Has anyone seen this site before?

Compare Services Cyprus - Compare Services

Anders


----------



## Kalimera (Oct 19, 2011)

It's down?


----------



## Guest (Mar 8, 2013)

SWJ said:


> It's down?


Seems so.

Anders


----------



## mdekkers (Jul 3, 2013)

I noticed it today in another post, it's awesome and answered a lot of my questions


----------



## Guest (Jul 4, 2013)

mdekkers said:


> I noticed it today in another post, it's awesome and answered a lot of my questions


At the same time I hate websites using Google Translate as a tool for professional translation

Anders


----------



## Pam n Dave (Jun 11, 2007)

Anders, at the top right is a drop down box to change the site language.


----------



## Guest (Jul 5, 2013)

Pam n Dave said:


> Anders, at the top right is a drop down box to change the site language.

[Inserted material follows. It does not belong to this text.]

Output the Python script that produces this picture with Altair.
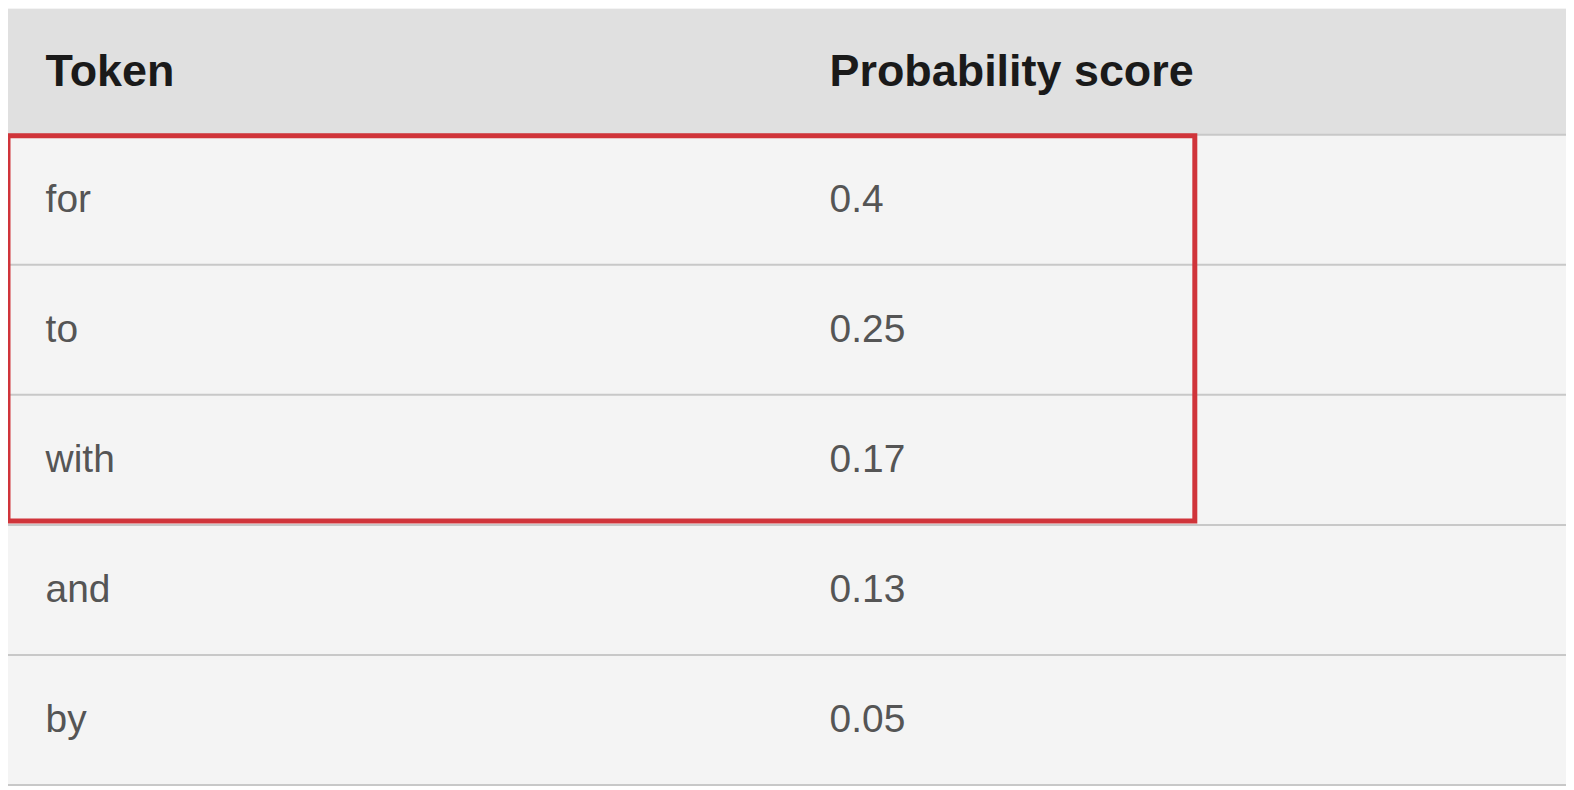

Yes and that is what I mean. That is a Goggle translate box. They pay a fee to Google to use it but the translations are just crazy

For me its ok if you want to get some meaning in a site you visit, but for professional use it is bad. We use a Chinese translator for business and I asked her to read the language on a real estate site using this method and she just laughed. Not possible to understand. Swedish is better but still looks very bad.
As does many other languages.

If you can't afford to get your website translated then don't have a multi-language site. You will not be able to answer questions from foreign users anyway

But that is my meaning and away from the topic of this thread. Sorry

Anders


----------